By try and error I found the formula Shaderclock X number of multiprocessorcores X 3
matching the GeForce 8* series, e.g. 8800GT: 1512 MHz * 112 * 3 FLOPS = 508 GFLOPS
But where does the 3 come from ? Something like 2 for a MADD and 1 for another
parallel ALU-instruction ? And why need not to be taken into account that each
MADD/MUL takes 4 cycles - is there some kind of pipelining inside the ALUs ? This
leads more generally to question 2:
2.) Details on the ALUs ?
I cannot find good information on the ALUs (for MADD, MUL, etc.) and their connection
to the up to 16*8=128 multiprocessor-cores. Is there any document or can someone
give me a briefly overview ?
3.) Were multiple kernels in parallel possible some time ago ?
ok, the faq and several topcis as well and my own tests show the fact: “It is not
possible to run multiple kernels at once, even if they are in different streams or are
called from different processes.” But somewhere else I read (especially in a paper
that was written at my university), that some time ago with probably CUDA 0.8 it was
possible to launch multiple kernels in parallel. Is that true ? And what was the conflict
then to stop this feature ?
4.) double-support ?
In FAQ 18 there is: “NVIDIA GPUs supporting double precision in hardware will become
available in late 2007.” Okay, at the moment it’s still veeeery late 2007… Is there
another idea when doubles will be available, and if they will outperform AMDs
FireStream 9170 mentioned with peak 102 GFLOPS ?

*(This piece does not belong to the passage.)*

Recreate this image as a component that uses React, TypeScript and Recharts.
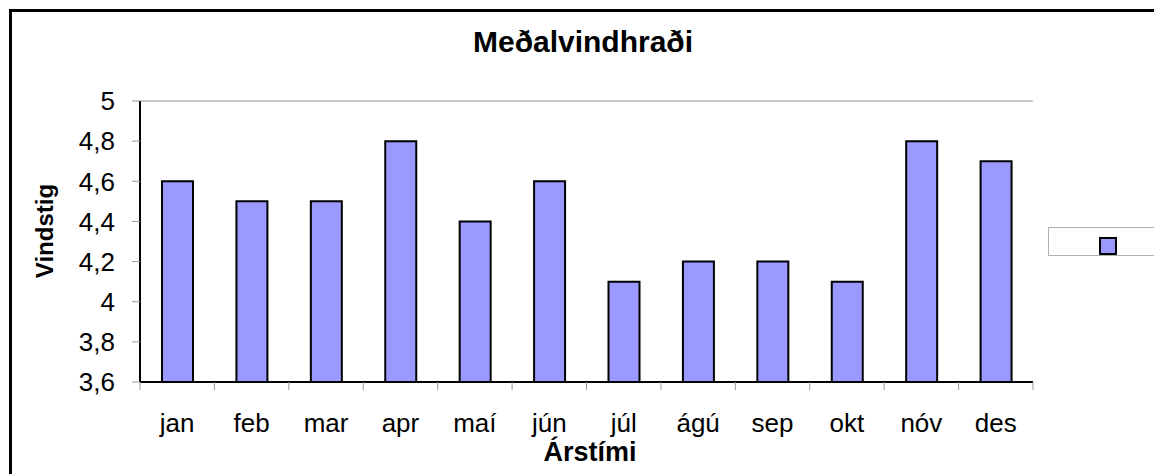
import { BarChart, Bar, XAxis, YAxis, CartesianGrid, Legend } from 'recharts';

const months = ['jan', 'feb', 'mar', 'apr', 'maí', 'jún', 'júl', 'ágú', 'sep', 'okt', 'nóv', 'des'];
const vindstig = [4.6, 4.5, 4.5, 4.8, 4.4, 4.6, 4.1, 4.2, 4.2, 4.1, 4.8, 4.7];
const yTicks = [3.6, 3.8, 4, 4.2, 4.4, 4.6, 4.8, 5];

const data = months.map((m, i) => ({ month: m, value: vindstig[i] }));

// layout of the plot area
const W = 1154;
const H = 474;
const PLOT_L = 140;
const PLOT_R = 1033;
const PLOT_T = 101;
const PLOT_B = 382;
const BAND = (PLOT_R - PLOT_L) / months.length;

const FONT = '"Liberation Sans", Arial, sans-serif';
const GRID = '#999999';

const fmt = (v: number) => String(v).replace('.', ',');

const XTick = (props: any) => {
  const { x, payload, index } = props;
  const half = BAND / 2;
  return (
    <g>
      <line x1={x - half} x2={x - half} y1={PLOT_B} y2={PLOT_B + 8} stroke={GRID} strokeWidth={1} />
      {index === months.length - 1 && (
        <line x1={x + half} x2={x + half} y1={PLOT_B} y2={PLOT_B + 8} stroke={GRID} strokeWidth={1} />
      )}
      <text x={x} y={PLOT_B + 50} textAnchor="middle" fontSize={26} fontFamily={FONT} fill="#000">
        {payload.value}
      </text>
    </g>
  );
};

const LegendBox = (props: any) => {
  const color = props.payload?.[0]?.color ?? '#9999ff';
  return (
    <div style={{ position: 'relative', width: 110, height: 29, border: '1.5px solid #b0b0b0', boxSizing: 'border-box', background: '#fff' }}>
      <div
        style={{
          position: 'absolute',
          left: 50,
          top: 9,
          width: 18,
          height: 18,
          background: color,
          border: '2px solid #000',
          boxSizing: 'border-box',
        }}
      />
    </div>
  );
};

export default function App() {
  return (
    <div style={{ position: 'fixed', left: 0, top: 0, width: W, height: H, overflow: 'hidden', background: '#fff' }}>
      <div
        style={{
          position: 'absolute',
          left: 9,
          top: 9,
          width: W + 20,
          height: H + 20,
          borderLeft: '3px solid #000',
          borderTop: '3px solid #000',
        }}
      />
      <div
        style={{
          position: 'absolute',
          left: 0,
          width: W,
          top: 25,
          textAlign: 'center',
          fontFamily: FONT,
          fontWeight: 'bold',
          fontSize: 30,
          lineHeight: '34px',
          paddingLeft: 12,
          boxSizing: 'border-box',
        }}
      >
        Meðalvindhraði
      </div>
      <div style={{ position: 'absolute', left: 0, top: 0 }}>
        <BarChart
          width={W}
          height={H}
          data={data}
          margin={{ top: PLOT_T, right: W - PLOT_R, bottom: 0, left: 0 }}
          barSize={31}
        >
          <CartesianGrid horizontal={true} vertical={false} stroke={GRID} strokeWidth={1.2} />
          <XAxis
            dataKey="month"
            height={H - PLOT_B}
            axisLine={{ stroke: '#000', strokeWidth: 2 }}
            tickLine={false}
            tick={<XTick />}
            interval={0}
            label={{
              content: () => (
                <text x={590} y={461} textAnchor="middle" fontSize={27} fontWeight="bold" fontFamily={FONT} fill="#000">
                  Árstími
                </text>
              ),
            }}
          />
          <YAxis
            yAxisId="left"
            width={PLOT_L}
            domain={[3.6, 5]}
            ticks={yTicks}
            interval={0}
            tickFormatter={fmt}
            tickSize={8}
            tickMargin={17}
            tickLine={{ stroke: GRID }}
            axisLine={{ stroke: '#000', strokeWidth: 2 }}
            tick={{ fontSize: 26, fontFamily: FONT, fill: '#000' }}
            label={{
              content: () => (
                <text
                  x={53}
                  y={231}
                  transform="rotate(-90 53 231)"
                  textAnchor="middle"
                  fontSize={24}
                  fontWeight="bold"
                  fontFamily={FONT}
                  fill="#000"
                >
                  Vindstig
                </text>
              ),
            }}
          />
          <YAxis
            yAxisId="right"
            orientation="right"
            width={0}
            domain={[3.6, 5]}
            tick={false}
            tickLine={false}
            axisLine={{ stroke: GRID, strokeWidth: 2 }}
          />
          <Legend
            layout="horizontal"
            verticalAlign="middle"
            align="center"
            content={<LegendBox />}
            wrapperStyle={{ position: 'absolute', left: 1048, top: 227, width: 110 }}
          />
          <Bar yAxisId="left" dataKey="value" name="" fill="#9999ff" stroke="#000" strokeWidth={2} isAnimationActive={false} />
        </BarChart>
      </div>
    </div>
  );
}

5.) texture-size: 8kB or 16kB ?
The FAQ 14) tells us “texture cache has an effective 16KB working set size per
multiprocessor” The CUDA Programming Guide 1.1 tells “cache working set for texture
memory is 8 KB per multiprocessor” Is that an inconsistency in the numbers, or is
something different meant by ‘effective’ 16KB.
Thank you very much in advance !